Human Rights Watch has issued a critical response to the US State Department’s annual human trafficking report, released last week.
“For the third consecutive year, the State Department report fails to give hard figures on the number of people being trafficked,” said LaShawn Jefferson executive director of the Women’s Rights Division of the NGO, in a Human Rights Watch statement.
“The report gives undue credit for minimal effort and ignores government practices, such as summary deportation and incarceration that effectively punish trafficking victims.”
The trafficking report upgraded Cambodia from the implicitly criminal Tier 3where countries do not make the minimum efforts to curb trafficking, to the wide-ranging Tier 2, where countries are not yet in compliance with US standards but are deemed to be making significant efforts to curb trafficking. Tier 3 nations are subject to US-imposed economic sanctions, as Cambodia was sternly warned in April.
Human Rights Watch called Tier 2 a “consistent shortcoming” and a “catch-all category” in its statement. “Tier 2 comprises countries of various trafficking records. The report also fails adequately to explain its concrete minimum standards for countries to move up tiers.”

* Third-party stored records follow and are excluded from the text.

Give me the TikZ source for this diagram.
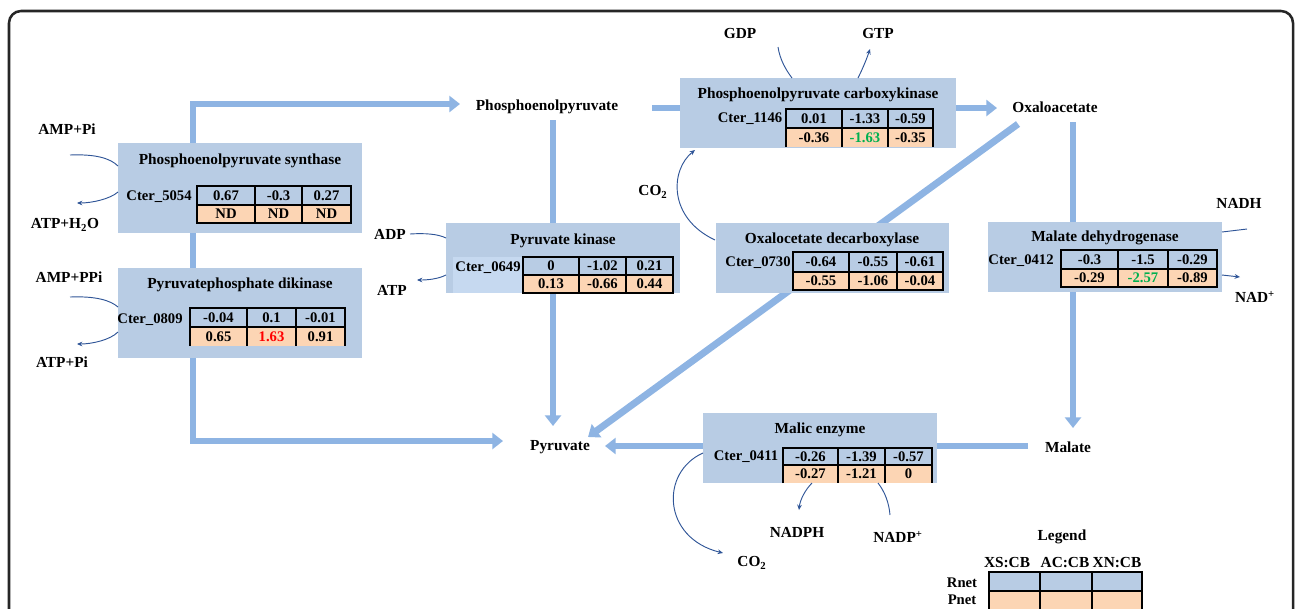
\documentclass[tikz,border=0pt]{standalone}
\usepackage{fontspec}
\setmainfont{Liberation Serif}
\usetikzlibrary{arrows.meta,fit}

\definecolor{flowblue}{RGB}{142,180,227}
\definecolor{boxblue}{RGB}{184,204,228}
\definecolor{pnetpeach}{RGB}{252,213,180}
\definecolor{thinblue}{RGB}{47,85,151}
\definecolor{upred}{RGB}{255,0,0}
\definecolor{downgreen}{RGB}{0,176,80}
\definecolor{framegray}{RGB}{38,38,38}
\definecolor{pkpatch}{RGB}{198,217,240}

\newcommand\lblfont{\fontsize{11.5}{13}\selectfont\bfseries}
\newcommand\valfont{\fontsize{11}{12}\selectfont\bfseries}

\tikzset{
  x=0.75pt, y=-0.75pt,
  flowline/.style={draw=flowblue, line width=5.2pt, line join=miter},
  flowtip/.style={-{Triangle[width=12pt,length=8pt]}},
  enzbox/.style={fill=boxblue, draw=none, inner sep=0pt},
  ttl/.style={font=\lblfont, inner sep=0pt},
  lbl/.style={font=\lblfont, inner sep=0pt},
  gene/.style={font=\valfont, inner sep=0pt},
  val/.style={font=\valfont, inner sep=0pt},
  grid/.style={draw=black, line width=1.8pt},
  thin/.style={draw=thinblue, line width=0.7pt},
  thinarrow/.style={thin, -{Stealth[length=4pt,width=3.5pt]}},
  frame/.style={draw=framegray, line width=1.9pt, rounded corners=9pt},
}

% expression table: name, x0, x1, x2, x3, y0, y1, y2, closed bottom (1) or open (0)
\newcommand\ktab[9]{%
  \fill[boxblue] (#2,#6) rectangle (#5,#7);
  \fill[pnetpeach] (#2,#7) rectangle (#5,#8);
  \ifnum#9=1
    \draw[grid] (#2,#6) rectangle (#5,#8);
  \else
    \draw[grid] (#2,#8) -- (#2,#6) -- (#5,#6) -- (#5,#8);
  \fi
  \draw[grid] (#3,#6) -- (#3,#8) (#4,#6) -- (#4,#8) (#2,#7) -- (#5,#7);
  \coordinate (#1-a) at ({(#2+#3)/2},{(#6+#7)/2});
  \coordinate (#1-b) at ({(#3+#4)/2},{(#6+#7)/2});
  \coordinate (#1-c) at ({(#4+#5)/2},{(#6+#7)/2});
  \coordinate (#1-d) at ({(#2+#3)/2},{(#7+#8)/2});
  \coordinate (#1-e) at ({(#3+#4)/2},{(#7+#8)/2});
  \coordinate (#1-f) at ({(#4+#5)/2},{(#7+#8)/2});
}
% values: name, Rnet row (3), Pnet row (3)
\newcommand\kvals[7]{%
  \node[val] (#1-va) at (#1-a) {#2};
  \node[val] (#1-vb) at (#1-b) {#3};
  \node[val] (#1-vc) at (#1-c) {#4};
  \node[val] (#1-vd) at (#1-d) {#5};
  \node[val] (#1-ve) at (#1-e) {#6};
  \node[val] (#1-vf) at (#1-f) {#7};
}

\begin{document}
\begin{tikzpicture}
\useasboundingbox (0,0) rectangle (1295,608);

% outer frame
\draw[frame] (9,11) rectangle (1293,650);

% metabolites
\node[lbl] (pep) at (547,107) {Phosphoenolpyruvate};
\node[lbl] (oaa) at (1055,107) {Oxaloacetate};
\node[lbl] (pyr) at (560,447) {Pyruvate};
\node[lbl] (mal) at (1068,447) {Malate};

% main flux arrows
\coordinate (loopT) at (193,104);
\coordinate (loopB) at (193,441);
\coordinate (pepW) at (460,104);
\coordinate (pyrW) at (503,441);
\draw[flowline, {Triangle[width=12pt,length=8pt]}-{Triangle[width=12pt,length=8pt]}]
  (pepW) -- (loopT) -- (loopB) -- (pyrW);

\coordinate (pepS) at (553,120);
\coordinate (pyrN) at (553,426);
\draw[flowline, flowtip] (pepS) -- (pyrN);

\coordinate (pepE) at (652,108);
\coordinate (oaaW) at (997,108);
\draw[flowline, flowtip] (pepE) -- (oaaW);

\coordinate (oaaSW) at (1018,124);
\coordinate (pyrNE) at (588,437);
\draw[flowline, flowtip] (oaaSW) -- (pyrNE);

\coordinate (oaaS) at (1073,122);
\coordinate (malN) at (1073,428);
\draw[flowline, flowtip] (oaaS) -- (malN);

\coordinate (malW) at (1028,446);
\coordinate (pyrE) at (605,446);
\draw[flowline, flowtip] (malW) -- (pyrE);

% enzyme boxes
\node[enzbox, fit={(118,143) (362,233)}] (peps) {};
\node[enzbox, fit={(118,268) (362,358)}] (ppdk) {};
\node[enzbox, fit={(446,223) (680,293)}] (pk) {};
\fill[pkpatch] (453,257) rectangle (523,293);
\node[enzbox, fit={(680,78) (956,148)}] (pepck) {};
\node[enzbox, fit={(716,223) (949,293)}] (oad) {};
\node[enzbox, fit={(988,222) (1222,292)}] (mdh) {};
\node[enzbox, fit={(703,413) (937,483)}] (me) {};

% enzyme names
\node[ttl] (pepsT) at (240,161) {Phosphoenolpyruvate synthase};
\node[ttl] (ppdkT) at (240,285) {Pyruvatephosphate dikinase};
\node[ttl] (pkT) at (563,241) {Pyruvate kinase};
\node[ttl] (pepckT) at (818,95) {Phosphoenolpyruvate carboxykinase};
\node[ttl] (oadT) at (832,240) {Oxalocetate decarboxylase};
\node[ttl] (mdhT) at (1105,238) {Malate dehydrogenase};
\node[ttl] (meT) at (820,430) {Malic enzyme};

% gene ids
\node[gene] (pepsG) at (159,197) {Cter\_5054};
\node[gene] (ppdkG) at (150,320) {Cter\_0809};
\node[gene] (pkG) at (488,268) {Cter\_0649};
\node[gene] (pepckG) at (750,119) {Cter\_1146};
\node[gene] (oadG) at (758,263) {Cter\_0730};
\node[gene] (mdhG) at (1021,261) {Cter\_0412};
\node[gene] (meG) at (746,457) {Cter\_0411};

% expression tables
\ktab{tpeps}{197}{255}{302}{351}{186}{205}{223}{1}
\kvals{tpeps}{0.67}{-0.3}{0.27}{ND}{ND}{ND}
\ktab{tppdk}{190}{247}{296}{345}{308}{327}{346}{0}
\kvals{tppdk}{-0.04}{0.1}{-0.01}{0.65}{\textcolor{upred}{1.63}}{0.91}
\ktab{tpk}{523}{579}{626}{673}{257}{275}{293}{1}
\kvals{tpk}{0}{-1.02}{0.21}{0.13}{-0.66}{0.44}
\ktab{tpepck}{786}{842}{888}{933}{109}{128}{147}{0}
\kvals{tpepck}{0.01}{-1.33}{-0.59}{-0.36}{\textcolor{downgreen}{-1.63}}{-0.35}
\ktab{toad}{793}{849}{897}{943}{252}{272}{290}{1}
\kvals{toad}{-0.64}{-0.55}{-0.61}{-0.55}{-1.06}{-0.04}
\ktab{tmdh}{1061}{1118}{1168}{1217}{250}{269}{287}{1}
\kvals{tmdh}{-0.3}{-1.5}{-0.29}{-0.29}{\textcolor{downgreen}{-2.57}}{-0.89}
\ktab{tme}{783}{838}{885}{932}{448}{465}{483}{0}
\kvals{tme}{-0.26}{-1.39}{-0.57}{-0.27}{-1.21}{0}

% cofactors
\node[lbl] (ampPi) at (67,129) {AMP+Pi};
\node[lbl] (atpH2O) at (65,225) {ATP+H\textsubscript{2}O};
\node[lbl] (ampPPi) at (69,277) {AMP+PPi};
\node[lbl] (atpPi) at (62,362) {ATP+Pi};
\node[lbl] (gdp) at (740,33) {GDP};
\node[lbl] (gtp) at (878,33) {GTP};
\node[lbl] (co2a) at (653,192) {CO\textsubscript{2}};
\node[lbl] (adp) at (390,234) {ADP};
\node[lbl] (atp) at (392,290) {ATP};
\node[lbl] (nadh) at (1239,203) {NADH};
\node[lbl] (nad) at (1255,297) {NAD\textsuperscript{+}};
\node[lbl] (nadph) at (797,532) {NADPH};
\node[lbl] (nadp) at (898,537) {NADP\textsuperscript{+}};
\node[lbl] (co2b) at (752,563) {CO\textsubscript{2}};

% cofactor arrows
\coordinate (a1s) at (70,155);  \coordinate (a1e) at (118,166);
\draw[thin] (a1s) .. controls (95,154) and (110,158) .. (a1e);
\coordinate (a2s) at (118,192); \coordinate (a2e) at (77,203);
\draw[thinarrow] (a2s) .. controls (110,199) and (92,203) .. (a2e);
\coordinate (a3s) at (70,297);  \coordinate (a3e) at (118,307);
\draw[thin] (a3s) .. controls (95,296) and (110,300) .. (a3e);
\coordinate (a4s) at (118,332); \coordinate (a4e) at (77,344);
\draw[thinarrow] (a4s) .. controls (110,340) and (92,344) .. (a4e);

\coordinate (g1s) at (778,47);  \coordinate (g1e) at (792,78);
\draw[thin] (g1s) .. controls (780,60) and (786,70) .. (g1e);
\coordinate (g2s) at (858,78);  \coordinate (g2e) at (870,49);
\draw[thinarrow] (g2s) .. controls (863,68) and (867,58) .. (g2e);

\coordinate (c1s) at (715,240); \coordinate (c1e) at (695,150);
\draw[thinarrow] (c1s) .. controls (668,218) and (670,170) .. (c1e);

\coordinate (k1s) at (410,234); \coordinate (k1e) at (446,238);
\draw[thin] (k1s) .. controls (425,233) and (438,234) .. (k1e);
\coordinate (k2s) at (446,275); \coordinate (k2e) at (417,280);
\draw[thinarrow] (k2s) .. controls (438,279) and (428,280) .. (k2e);

\coordinate (m1s) at (1222,232); \coordinate (m1e) at (1247,229);
\draw[thin] (m1s) -- (m1e);
\coordinate (m2s) at (1222,275); \coordinate (m2e) at (1240,277);
\draw[thinarrow] (m2s) -- (m2e);

\coordinate (e1s) at (703,453); \coordinate (e1e) at (723,553);
\draw[thinarrow] (e1s) .. controls (660,472) and (662,538) .. (e1e);
\coordinate (e2s) at (812,483); \coordinate (e2e) at (799,510);
\draw[thinarrow] (e2s) .. controls (805,490) and (800,500) .. (e2e);
\coordinate (e3s) at (878,483); \coordinate (e3e) at (890,515);
\draw[thin] (e3s) .. controls (885,492) and (889,503) .. (e3e);

% legend
\node[lbl] (legT) at (1062,537) {Legend};
\node[lbl] (legXS) at (1007,563) {XS:CB};
\node[lbl] (legAC) at (1065,563) {AC:CB};
\node[lbl] (legXN) at (1117,563) {XN:CB};
\node[gene] (legR) at (962,583) {Rnet};
\node[gene] (legP) at (962,600) {Pnet};
\ktab{tleg}{989}{1040}{1092}{1142}{572}{591}{612}{1}
\end{tikzpicture}
\end{document}
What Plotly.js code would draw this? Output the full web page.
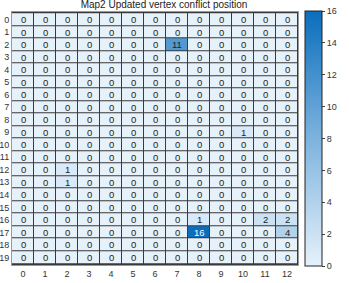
<!DOCTYPE html>
<html><head><meta charset="utf-8">
<script src="https://cdn.plot.ly/plotly-3.0.1.min.js"></script>
<style>html,body{margin:0;padding:0;background:#fff}#c{width:349px;height:283px}</style>
</head><body><div id="c"></div>
<script>
const cols = [0,1,2,3,4,5,6,7,8,9,10,11,12];
const rows = [0,1,2,3,4,5,6,7,8,9,10,11,12,13,14,15,16,17,18,19];
// nonzero cells: [row, col, value]
const nonzero = [[2,7,11],[9,10,1],[12,2,1],[13,2,1],[16,8,1],[16,11,2],[16,12,2],[17,8,16],[17,12,4]];
const z = rows.map(() => cols.map(() => 0));
nonzero.forEach(([r,c,v]) => { z[r][c] = v; });
const colorTicks = [0,2,4,6,8,10,12,14,16];

const annotations = [];
rows.forEach((r,i) => cols.forEach((c,j) => {
  const v = z[i][j];
  annotations.push({x:c, y:r, xref:'x', yref:'y', text:String(v), showarrow:false,
    font:{family:'Liberation Sans, Arial, sans-serif', size:9.5, color: v>=13 ? '#ffffff' : '#222222'}});
}));

const trace = {
  type:'heatmap', x:cols, y:rows, z:z, zmin:0, zmax:16,
  xgap:1, ygap:1,
  colorscale:[[0,'#E6F1FA'],[0.5,'#7DB3DE'],[1,'#0A6EBC']],
  hoverinfo:'none',
  colorbar:{thickness:17, thicknessmode:'pixels', len:255, lenmode:'pixels',
    x:1.023, xanchor:'left', y:0.5, yanchor:'middle', outlinecolor:'#222', outlinewidth:1,
    tickvals:colorTicks, ticks:'outside', ticklen:3, tickcolor:'#444',
    tickfont:{family:'Liberation Sans, Arial, sans-serif', size:9, color:'#333'}, xpad:0, ypad:0}
};
const layout = {
  width:349, height:283, margin:{l:11.5, r:37, t:12, b:18},
  paper_bgcolor:'#fff', plot_bgcolor:'#3a3a3a',
  title:{text:'Map2 Updated vertex conflict position', x:0.47, xanchor:'center', y:0.998, yanchor:'top',
    font:{family:'Liberation Sans, Arial, sans-serif', size:10, color:'#222'}},
  xaxis:{tickvals:cols, ticktext:cols.map(String), showgrid:false, zeroline:false, ticks:'', ticklen:0,
    tickfont:{family:'Liberation Sans, Arial, sans-serif', size:9, color:'#333'}, showline:true, linecolor:'#999', mirror:true},
  yaxis:{tickvals:rows, ticktext:rows.map(String), autorange:'reversed', showgrid:false, zeroline:false, ticks:'',
    tickfont:{family:'Liberation Sans, Arial, sans-serif', size:9, color:'#333'}, showline:true, linecolor:'#999', mirror:true},
  annotations:annotations
};
Plotly.newPlot('c',[trace],layout,{displayModeBar:false, staticPlot:true});
</script></body></html>
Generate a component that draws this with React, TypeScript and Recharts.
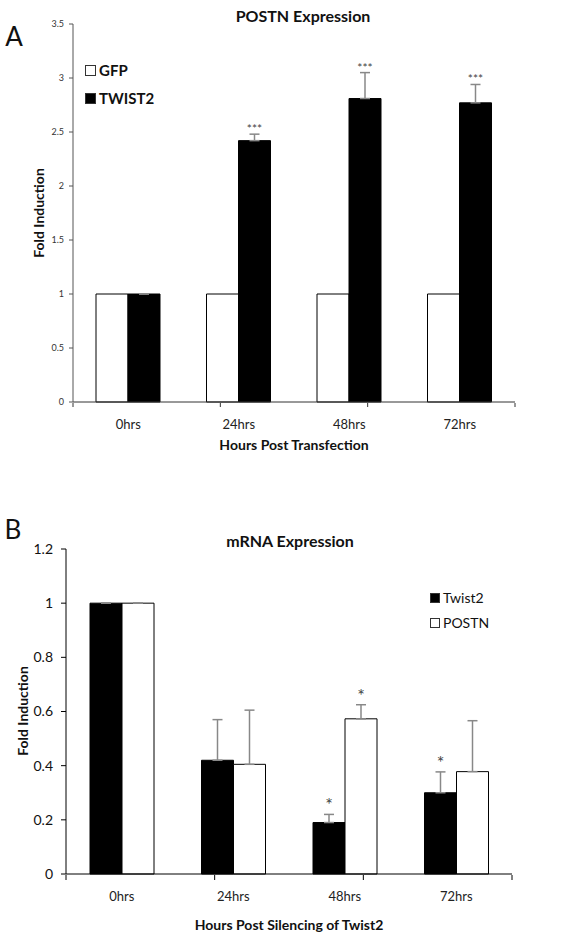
import React from "react"
import { BarChart, Bar, XAxis, YAxis, ErrorBar, LabelList, Legend } from "recharts"

const hours = ["0hrs", "24hrs", "48hrs", "72hrs"]
const edgeTicks = [0, 1, 2, 3, 4]

// panel A: POSTN expression after TWIST2 transfection
const gfpA = [1, 1, 1, 1]
const twist2A = [1, 2.42, 2.81, 2.77]
const twist2AErr = [0, 0.06, 0.24, 0.17]
const twist2AStars = ["", "***", "***", "***"]
const ticksA = [0, 0.5, 1, 1.5, 2, 2.5, 3, 3.5]
const legendA = ["GFP", "TWIST2"]

// panel B: mRNA expression after Twist2 silencing
const twist2B = [1, 0.42, 0.19, 0.3]
const twist2BErr = [0, 0.15, 0.03, 0.077]
const twist2BStars = ["", "", "*", "*"]
const postnB = [1, 0.405, 0.573, 0.378]
const postnBErr = [0, 0.2, 0.052, 0.188]
const postnBStars = ["", "", "*", ""]
const ticksB = [0, 0.2, 0.4, 0.6, 0.8, 1, 1.2]
const legendB = ["Twist2", "POSTN"]

const font = "Lato, 'Open Sans', sans-serif"

const dataA = hours.map((h, i) => ({
  hour: h,
  i,
  gfp: gfpA[i],
  twist2: twist2A[i],
  twist2Err: [0, twist2AErr[i]],
}))

const dataB = hours.map((h, i) => ({
  hour: h,
  i,
  twist2: twist2B[i],
  twist2Err: [0, twist2BErr[i]],
  postn: postnB[i],
  postnErr: [0, postnBErr[i]],
}))

// draws the significance stars just above the top of the error bar
const stars = (values: number[], errs: number[], marks: string[], fontSize: number, lift: number) =>
  (props: any) => {
    const vb = props.viewBox ?? props
    const i = Number(props.value)
    if (!marks[i]) return null
    const { x, y, width, height } = vb
    const top = y - errs[i] * (height / values[i])
    return (
      <text x={x + width / 2} y={top - lift} textAnchor="middle" fontSize={fontSize} fill="#444" fontFamily={font}>
        {marks[i]}
      </text>
    )
  }

const legendBox = (order: string[], size: number, rowH: number, bold: boolean, fontSize: number) => (props: any) => {
  const items = [...(props.payload || [])].sort((a: any, b: any) => order.indexOf(a.value) - order.indexOf(b.value))
  return (
    <div style={{ fontFamily: font, fontWeight: bold ? 700 : 400, fontSize, color: "#111" }}>
      {items.map((p: any) => (
        <div key={p.value} style={{ display: "flex", alignItems: "center", height: rowH }}>
          <span
            style={{
              display: "inline-block",
              width: size,
              height: size,
              background: p.color,
              border: "1px solid #333",
              boxSizing: "border-box",
              marginRight: 3,
            }}
          />
          {p.value}
        </div>
      ))}
    </div>
  )
}

const noTick = () => <g />

const abs = (left: number, top: number, style: React.CSSProperties = {}): React.CSSProperties => ({
  position: "absolute",
  left,
  top,
  transform: "translate(-50%, -50%)",
  whiteSpace: "nowrap",
  fontFamily: font,
  color: "#111",
  ...style,
})

export default function App() {
  return (
    <div style={{ position: "absolute", left: 0, top: 0, width: 579, height: 939, background: "#fff" }}>
      <div style={{ position: "absolute", left: 0, top: 0 }}>
        <BarChart width={579} height={470} data={dataA} margin={{ top: 24, right: 64, bottom: 66, left: 33 }} barGap={0}>
          <XAxis
            dataKey="hour"
            height={1}
            tickLine={false}
            axisLine={{ stroke: "#333" }}
            tickMargin={12}
            tick={{ fontSize: 13, fill: "#222", fontFamily: font }}
          />
          <XAxis
            xAxisId="edge"
            type="number"
            domain={[0, 4]}
            ticks={edgeTicks}
            allowDataOverflow
            height={1}
            tick={noTick}
            tickSize={4}
            tickLine={{ stroke: "#333" }}
            axisLine={false}
          />
          <YAxis
            width={40}
            domain={[0, 3.5]}
            ticks={ticksA}
            tickSize={4}
            tickMargin={5}
            stroke="#555"
            tick={{ fontSize: 9, fill: "#333", fontFamily: font }}
          />
          <Legend
            layout="vertical"
            align="center"
            verticalAlign="middle"
            wrapperStyle={{ left: 85, top: 56, width: "auto" }}
            content={legendBox(legendA, 11, 28, true, 15)}
          />
          <Bar dataKey="gfp" name="GFP" fill="#fff" stroke="#000" strokeWidth={1} barSize={32} isAnimationActive={false} />
          <Bar dataKey="twist2" name="TWIST2" fill="#000" stroke="#000" strokeWidth={1} barSize={32} isAnimationActive={false}>
            <ErrorBar dataKey="twist2Err" width={5} stroke="#888" strokeWidth={1.5} />
            <LabelList dataKey="i" content={stars(twist2A, twist2AErr, twist2AStars, 12, 1)} />
          </Bar>
        </BarChart>
      </div>

      <div style={{ position: "absolute", left: 0, top: 480 }}>
        <BarChart width={579} height={459} data={dataB} margin={{ top: 69, right: 67, bottom: 63, left: 21 }} barGap={0}>
          <XAxis
            dataKey="hour"
            height={1}
            tickLine={false}
            axisLine={{ stroke: "#000" }}
            tickMargin={12}
            tick={{ fontSize: 13, fill: "#222", fontFamily: font }}
          />
          <XAxis
            xAxisId="edge"
            type="number"
            domain={[0, 4]}
            ticks={edgeTicks}
            allowDataOverflow
            height={1}
            tick={noTick}
            tickSize={5}
            tickLine={{ stroke: "#000" }}
            axisLine={false}
          />
          <YAxis
            width={45}
            domain={[0, 1.2]}
            ticks={ticksB}
            tickSize={5}
            tickMargin={8}
            stroke="#000"
            tick={{ fontSize: 14, fill: "#111", fontFamily: font }}
          />
          <Legend
            layout="vertical"
            align="center"
            verticalAlign="middle"
            wrapperStyle={{ left: 430, top: 105, width: "auto" }}
            content={legendBox(legendB, 10, 25, false, 14)}
          />
          <Bar dataKey="twist2" name="Twist2" fill="#000" stroke="#000" strokeWidth={1} barSize={32} isAnimationActive={false}>
            <ErrorBar dataKey="twist2Err" width={5} stroke="#888" strokeWidth={1.5} />
            <LabelList dataKey="i" content={stars(twist2B, twist2BErr, twist2BStars, 18, 3)} />
          </Bar>
          <Bar dataKey="postn" name="POSTN" fill="#fff" stroke="#000" strokeWidth={1} barSize={32} isAnimationActive={false}>
            <ErrorBar dataKey="postnErr" width={5} stroke="#888" strokeWidth={1.5} />
            <LabelList dataKey="i" content={stars(postnB, postnBErr, postnBStars, 18, 3)} />
          </Bar>
        </BarChart>
      </div>

      <div style={abs(14, 36, { fontSize: 26 })}>A</div>
      <div style={abs(303, 15, { fontSize: 16, fontWeight: 700 })}>POSTN Expression</div>
      <div style={abs(38, 213, { fontSize: 14, fontWeight: 700, transform: "translate(-50%, -50%) rotate(-90deg)" })}>
        Fold Induction
      </div>
      <div style={abs(294, 444, { fontSize: 14, fontWeight: 700 })}>Hours Post Transfection</div>

      <div style={abs(13, 529, { fontSize: 26 })}>B</div>
      <div style={abs(290, 540, { fontSize: 16, fontWeight: 700 })}>mRNA Expression</div>
      <div style={abs(22, 711, { fontSize: 14, fontWeight: 700, transform: "translate(-50%, -50%) rotate(-90deg)" })}>
        Fold Induction
      </div>
      <div style={abs(289, 924, { fontSize: 14, fontWeight: 700 })}>Hours Post Silencing of Twist2</div>
    </div>
  )
}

Although Human Rights Watch did not include Cambodia in its list of nations that should have remained in Tier 3, its complaint of trafficking victims being punished could be applied to Cambodia’s treatment of freed prostitutes over the past year.
In June 2002 Ministry of Interior police arrested 14 Vietnamese girls—all younger than 16—on immigration charges after the girls were rescued from Svay Pak district brothels and were being kept in the custody of the NGO Afesip. The case led rights observers to question the government’s conviction against trafficking.
But while other, less prominent cases since have also drawn criticism against law enforcement and the judiciary, a brothel rescue in late March, which freed 37 girls and women, was hailed a success, with Minister of Women’s Affairs Mu Sochua offering her assurances that the trafficking victims would be treated as such, not illegal aliens.
Sara Colm, a Human Rights Watch Asia officer, said Monday that Cambodia was spared inclusion in Human Rights Watch’s list of nations that should have remained Tier 3 primarily because of the group’s consultations with local NGOs. She said most NGO representatives felt the government had made some progress and that economic sanctions could only hurt Cambodia, not spur anti-trafficking efforts.
Colm added that “Cambodia’s record continues to be poor,” particularly in areas of “follow-through,” such as security and medical attention for rescued trafficking victims.
Though Colm described the State Department’s classification system as a “fairly meaningless evaluative tool”—Tier 2 members include countries offensive by widely varying degrees—she said local NGOs will monitor the government closely in the coming year to see if Cambodia deserves to remain in Tier 2 or be dropped back to Tier 3. Human Rights Watch said Laos, Japan, Malaysia, Kuwait and Saudi Arabia should remain in Tier 3.